(BBC News) In the days immediately after the Hamas attack on Israel, the Republicans seeking the US presidency had focused their criticism on President Joe Biden and what they saw as American weakness and missteps that had paved the way for violence.
That changed on Wednesday night, however, when Donald Trump addressed the topic in a speech near his home in West Palm Beach, Florida.
Now some of Trump’s rivals are condemning the former president in some of the most direct language of this campaign.
During remarks to a crowd of supporters, Trump said Israel had to “straighten it out because they’re fighting, potentially a very big force.”

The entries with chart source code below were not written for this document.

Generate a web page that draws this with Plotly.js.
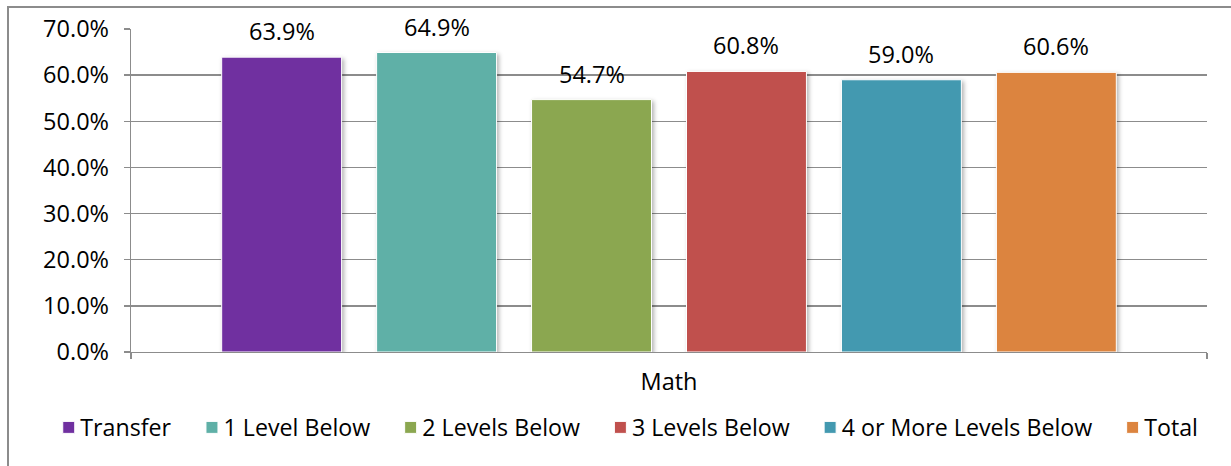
<!DOCTYPE html>
<html>
<head>
<meta charset="utf-8">
<script src="https://cdn.plot.ly/plotly-3.0.1.min.js"></script>
<style>
  html, body { margin: 0; padding: 0; background: #fff; }
  #wrap { position: relative; width: 1231px; height: 466px; overflow: hidden; }
  #chart { position: absolute; left: 0; top: 0; width: 1231px; height: 466px; }
  #frame { position: absolute; left: 7px; top: 6px; width: 1300px; height: 600px;
           border-top: 2px solid #8c8c8c; border-left: 2px solid #8c8c8c; pointer-events: none; }
  .js-plotly-plot .plotly .bars .point path { filter: drop-shadow(2px 2px 2px rgba(0,0,0,0.3)); }
  /* pull legend labels closer to their swatches */
  .js-plotly-plot .plotly .legend .legendtext { transform: translateX(-11.9px); }
</style>
</head>
<body>
<div id="wrap">
  <div id="chart"></div>
  <div id="frame"></div>
</div>
<script>
// Success rate by placement level, math
const categories = ['Math'];
const seriesNames = ['Transfer', '1 Level Below', '2 Levels Below', '3 Levels Below', '4 or More Levels Below', 'Total'];
const seriesValues = [63.9, 64.9, 54.7, 60.8, 59.0, 60.6];
const seriesColors = ['#7030a0', '#5fb0a7', '#8ba750', '#c0504d', '#4399b0', '#dc843f'];

const FONT = 'Open Sans, DejaVu Sans, sans-serif';
const BARGAP = 0.136;
const BARGROUPGAP = 0.226;

const traces = seriesNames.map((name, i) => ({
  type: 'bar',
  name: name,
  x: categories,
  y: [seriesValues[i]],
  marker: { color: seriesColors[i], line: { color: '#ffffff', width: 1 } },
  hoverinfo: 'name+y'
}));

// value labels sit above each bar of the group
const n = seriesNames.length;
const slot = (1 - BARGAP) / n;
const annotations = seriesValues.map((v, i) => ({
  xref: 'x', yref: 'y',
  x: (i - (n - 1) / 2) * slot,
  y: v,
  text: v.toFixed(1) + '%',
  showarrow: false,
  xanchor: 'center', yanchor: 'bottom',
  yshift: 8,
  font: { family: FONT, size: 23.5, color: '#000' }
}));

const layout = {
  width: 1231, height: 466,
  margin: { l: 131, r: 24, t: 29, b: 114 },
  paper_bgcolor: 'rgba(0,0,0,0)',
  plot_bgcolor: '#ffffff',
  font: { family: FONT, size: 23.5, color: '#000' },
  barmode: 'group',
  bargap: BARGAP,
  bargroupgap: BARGROUPGAP,
  showlegend: true,
  legend: {
    orientation: 'h',
    x: -0.0797, xanchor: 'left',
    y: -0.2347, yanchor: 'middle',
    font: { family: FONT, size: 23.2, color: '#000' },
    itemwidth: 37,
    traceorder: 'normal'
  },
  xaxis: {
    type: 'category',
    range: [-0.5, 0.5],
    showgrid: false,
    showline: true, linecolor: '#8c8c8c', linewidth: 1.3,
    ticks: 'outside', tickson: 'boundaries', ticklen: 6, tickcolor: '#8c8c8c', tickwidth: 1.3,
    ticklabelstandoff: 8,
    tickfont: { family: FONT, size: 23.5, color: '#000' },
    fixedrange: true
  },
  yaxis: {
    range: [0, 70],
    dtick: 10,
    tickformat: '.1f', ticksuffix: '%',
    showgrid: true, gridcolor: '#8c8c8c', gridwidth: 1.3,
    showline: true, linecolor: '#8c8c8c', linewidth: 1.3,
    zeroline: false,
    ticks: 'outside', ticklen: 6, tickcolor: '#8c8c8c', tickwidth: 1.3,
    ticklabelstandoff: 10,
    tickfont: { family: FONT, size: 23.5, color: '#000' },
    fixedrange: true
  },
  annotations: annotations
};

Plotly.newPlot('chart', traces, layout, { displayModeBar: false, staticPlot: true });
</script>
</body>
</html>
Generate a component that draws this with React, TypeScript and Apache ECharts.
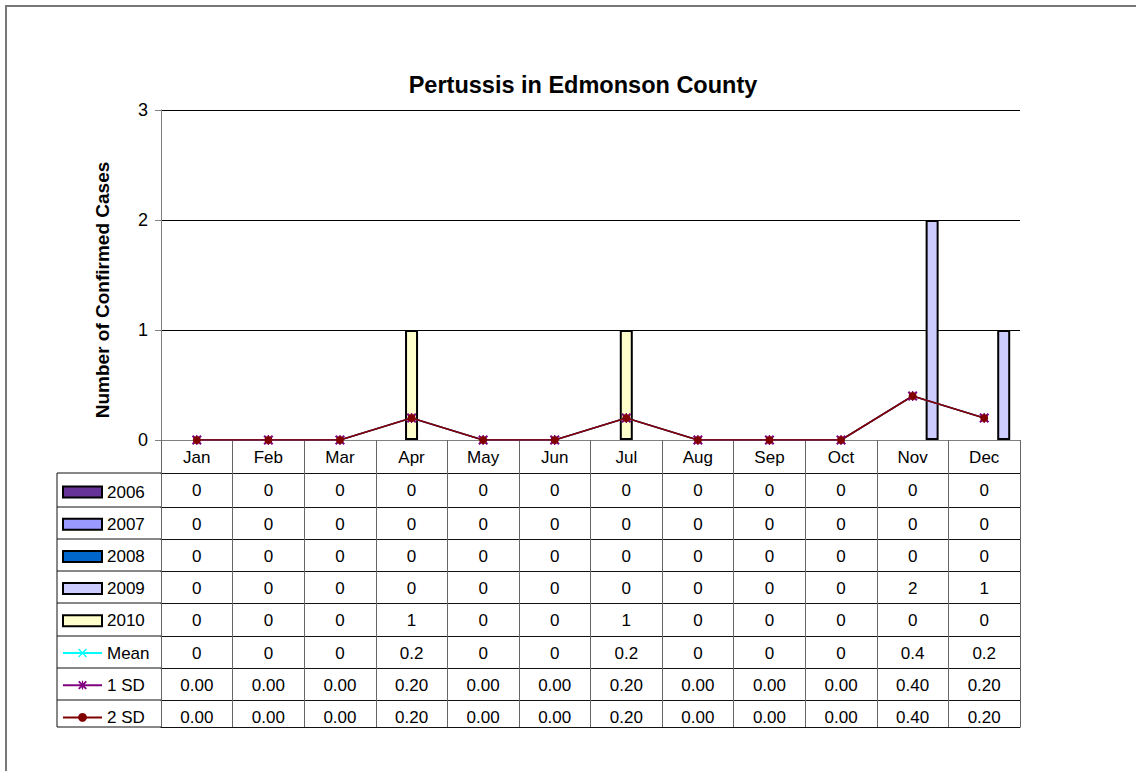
import React, { useEffect, useRef } from "react";
import * as echarts from "echarts";

// ---- data ----
const months = ["Jan", "Feb", "Mar", "Apr", "May", "Jun", "Jul", "Aug", "Sep", "Oct", "Nov", "Dec"];
const y2006 = [0, 0, 0, 0, 0, 0, 0, 0, 0, 0, 0, 0];
const y2007 = [0, 0, 0, 0, 0, 0, 0, 0, 0, 0, 0, 0];
const y2008 = [0, 0, 0, 0, 0, 0, 0, 0, 0, 0, 0, 0];
const y2009 = [0, 0, 0, 0, 0, 0, 0, 0, 0, 0, 2, 1];
const y2010 = [0, 0, 0, 1, 0, 0, 1, 0, 0, 0, 0, 0];
const meanVals = [0, 0, 0, 0.2, 0, 0, 0.2, 0, 0, 0, 0.4, 0.2];
const sd1Vals = [0, 0, 0, 0.2, 0, 0, 0.2, 0, 0, 0, 0.4, 0.2];
const sd2Vals = [0, 0, 0, 0.2, 0, 0, 0.2, 0, 0, 0, 0.4, 0.2];
const yTicks = [0, 1, 2, 3];
const titleText = "Pertussis in Edmonson County";
const yTitle = "Number of Confirmed Cases";

// ---- layout / style ----
const W = 1136;
const H = 771;
const PLOT_LEFT = 161;
const PLOT_RIGHT = 1020;
const PLOT_TOP = 110;
const PLOT_BOTTOM = 440;
const TABLE_LEFT = 57;
const ROW_EDGES = [0, 33, 67, 99, 131, 163, 196, 228, 260, 287]; // offsets below plot bottom
const FONT = "Arial, 'Liberation Sans', sans-serif";
const FS = 17;

const fmtInt = (v: number) => String(v);
const fmt2 = (v: number) => v.toFixed(2);

const rows = [
  { name: "2006", values: y2006, fmt: fmtInt },
  { name: "2007", values: y2007, fmt: fmtInt },
  { name: "2008", values: y2008, fmt: fmtInt },
  { name: "2009", values: y2009, fmt: fmtInt },
  { name: "2010", values: y2010, fmt: fmtInt },
  { name: "Mean", values: meanVals, fmt: fmtInt },
  { name: "1 SD", values: sd1Vals, fmt: fmt2 },
  { name: "2 SD", values: sd2Vals, fmt: fmt2 },
];

const X_PATH = "path://M0,1L1,0L5,4L9,0L10,1L6,5L10,9L9,10L5,6L1,10L0,9L4,5Z";
const STAR_PATH =
  "path://M0,1.5L1.5,0L5,3.5L8.5,0L10,1.5L6.5,5L10,8.5L8.5,10L5,6.5L1.5,10L0,8.5L3.5,5Z M4.3,0H5.7V10H4.3Z";

// zero-height columns draw no outline (as in the original)
const barData = (vals: number[]) =>
  vals.map((v) => (v === 0 ? { value: v, itemStyle: { borderWidth: 0 } } : v));

export default function App() {
  const ref = useRef<HTMLDivElement>(null);

  useEffect(() => {
    if (!ref.current) return;
    const chart = echarts.init(ref.current, null, { renderer: "svg" });

    const labelStyle = { fontSize: FS, color: "#000", fontFamily: FONT };

    const xAxes: any[] = [];
    // header axis (month names)
    xAxes.push({
      type: "category",
      data: months,
      position: "bottom",
      offset: 0,
      gridIndex: 0,
      axisLine: { show: true, lineStyle: { color: "#808080", width: 1 } },
      axisTick: { show: true, interval: 0, length: ROW_EDGES[1] - ROW_EDGES[0], lineStyle: { color: "#666", width: 1 } },
      axisLabel: { ...labelStyle, interval: 0, margin: 17, verticalAlign: "middle" },
      splitLine: { show: false },
    });
    rows.forEach((r, i) => {
      const top = ROW_EDGES[i + 1];
      const len = ROW_EDGES[i + 2] - top;
      xAxes.push({
        type: "category",
        data: months,
        position: "bottom",
        offset: top,
        gridIndex: 0,
        axisLine: { show: true, lineStyle: { color: "#111", width: 1 } },
        axisTick: { show: true, interval: 0, length: len, lineStyle: { color: "#666", width: 1 } },
        axisLabel: {
          ...labelStyle,
          interval: 0,
          margin: 17.5,
          verticalAlign: "middle",
          formatter: (_v: string, idx: number) => r.fmt(r.values[idx]),
        },
        splitLine: { show: false },
      });
    });
    // bottom border of the data table
    xAxes.push({
      type: "category",
      data: months,
      position: "bottom",
      offset: ROW_EDGES[ROW_EDGES.length - 1],
      gridIndex: 0,
      axisLine: { show: true, lineStyle: { color: "#111", width: 1 } },
      axisTick: { show: false },
      axisLabel: { show: false },
    });

    const barStyle = (c: string) => ({ color: c, borderColor: "#000", borderWidth: 2 });

    const graphics: any[] = [
      {
        type: "rect",
        shape: { x: 6, y: 6, width: W + 40, height: H + 40 },
        style: { fill: "none", stroke: "#777", lineWidth: 2 },
        silent: true,
      },
      {
        type: "text",
        x: 583,
        y: 85,
        style: {
          text: titleText,
          fontSize: 23.5,
          fontWeight: "bold",
          fontFamily: FONT,
          fill: "#000",
          align: "center",
          verticalAlign: "middle",
        },
      },
      {
        type: "text",
        x: 102,
        y: 290,
        rotation: Math.PI / 2,
        style: {
          text: yTitle,
          fontSize: 19,
          fontWeight: "bold",
          fontFamily: FONT,
          fill: "#000",
          align: "center",
          verticalAlign: "middle",
        },
      },
      {
        type: "line",
        shape: {
          x1: TABLE_LEFT,
          y1: PLOT_BOTTOM + ROW_EDGES[1],
          x2: TABLE_LEFT,
          y2: PLOT_BOTTOM + ROW_EDGES[ROW_EDGES.length - 1],
        },
        style: { stroke: "#111", lineWidth: 1 },
      },
    ];
    for (let i = 1; i < ROW_EDGES.length; i++) {
      graphics.push({
        type: "line",
        shape: { x1: TABLE_LEFT, y1: PLOT_BOTTOM + ROW_EDGES[i], x2: PLOT_LEFT, y2: PLOT_BOTTOM + ROW_EDGES[i] },
        style: { stroke: "#111", lineWidth: 1 },
      });
    }

    chart.setOption({
      animation: false,
      backgroundColor: "#fff",
      grid: {
        left: PLOT_LEFT,
        right: W - PLOT_RIGHT,
        top: PLOT_TOP,
        bottom: H - PLOT_BOTTOM,
      },
      legend: {
        orient: "vertical",
        left: 62,
        top: 482,
        padding: 0,
        itemWidth: 39,
        itemHeight: 11,
        itemGap: 12.2,
        selectedMode: false,
        textStyle: { fontSize: FS, color: "#000", fontFamily: FONT, lineHeight: 20 },
        data: [
          { name: "2006", icon: "rect" },
          { name: "2007", icon: "rect" },
          { name: "2008", icon: "rect" },
          { name: "2009", icon: "rect" },
          { name: "2010", icon: "rect" },
          { name: "Mean" },
          { name: "1 SD" },
          { name: "2 SD" },
        ],
      },
      xAxis: xAxes,
      yAxis: {
        type: "value",
        min: yTicks[0],
        max: yTicks[yTicks.length - 1],
        interval: 1,
        axisLine: { show: true, lineStyle: { color: "#808080", width: 1 } },
        axisTick: { show: true, length: 6, lineStyle: { color: "#808080" } },
        axisLabel: { fontSize: 18, color: "#000", fontFamily: FONT, margin: 13 },
        splitLine: { show: true, lineStyle: { color: ["#808080", "#000", "#000", "#000"], width: 1 } },
      },
      graphic: graphics,
      series: [
        { name: "2006", type: "bar", xAxisIndex: 0, data: barData(y2006), barWidth: 13, barGap: "0%", itemStyle: barStyle("#663399") },
        { name: "2007", type: "bar", xAxisIndex: 0, data: barData(y2007), barWidth: 13, barGap: "0%", itemStyle: barStyle("#9999FF") },
        { name: "2008", type: "bar", xAxisIndex: 0, data: barData(y2008), barWidth: 13, barGap: "0%", itemStyle: barStyle("#0066CC") },
        { name: "2009", type: "bar", xAxisIndex: 0, data: barData(y2009), barWidth: 13, barGap: "0%", itemStyle: barStyle("#CCCCFF") },
        { name: "2010", type: "bar", xAxisIndex: 5, data: barData(y2010), barWidth: 13, itemStyle: barStyle("#FFFFCC") },
        {
          name: "Mean",
          type: "line",
          xAxisIndex: 0,
          data: meanVals,
          symbol: X_PATH,
          symbolSize: 8,
          lineStyle: { color: "#00FFFF", width: 1.5 },
          itemStyle: { color: "#00FFFF" },
        },
        {
          name: "1 SD",
          type: "line",
          xAxisIndex: 0,
          data: sd1Vals,
          symbol: STAR_PATH,
          symbolSize: 10,
          lineStyle: { color: "#800080", width: 1.5 },
          itemStyle: { color: "#800080" },
        },
        {
          name: "2 SD",
          type: "line",
          xAxisIndex: 0,
          data: sd2Vals,
          symbol: "circle",
          symbolSize: 8,
          lineStyle: { color: "#800000", width: 1.5 },
          itemStyle: { color: "#800000" },
        },
      ],
    });

    return () => chart.dispose();
  }, []);

  return (
    <div
      ref={ref}
      style={{ position: "fixed", left: 0, top: 0, width: W, height: H, background: "#fff" }}
    />
  );
}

He called Israeli Defence Minister Yoav Gallant a “jerk” and repeatedly called Hezbollah, the militant Islamist group in Lebanon, “very smart.”
Trump also said that Israel had initially agreed to work with the US on a 2020 drone strike that killed Iranian Major General Qasem Soleimani, but that they backed out at the last minute.
“I’ll never forget that Bibi Netanyahu let us down,” he said. “That was a very terrible thing.”
In a television interview that aired Thursday, he went further in his criticism of the Israeli prime minister, saying Netanyahu was “not very prepared” for the possibility of a Hamas attack.
Trump’s remarks prompted a series of quick and pointed responses from Ron DeSantis, the candidate who once was in a dead heat with the former president but now trails him in most polls by a wide margin.
“Terrorists have murdered at least 1,200 Israelis and 22 Americans and are holding more hostage,” the Florida governor wrote in a social media post, “so it is absurd that anyone, much less someone running for president, would choose now to attack our friend and ally, Israel, much less praise Hezbollah terrorists.”
A DeSantis campaign spokesperson would later call Trump’s remarks “disturbing and disqualifying.”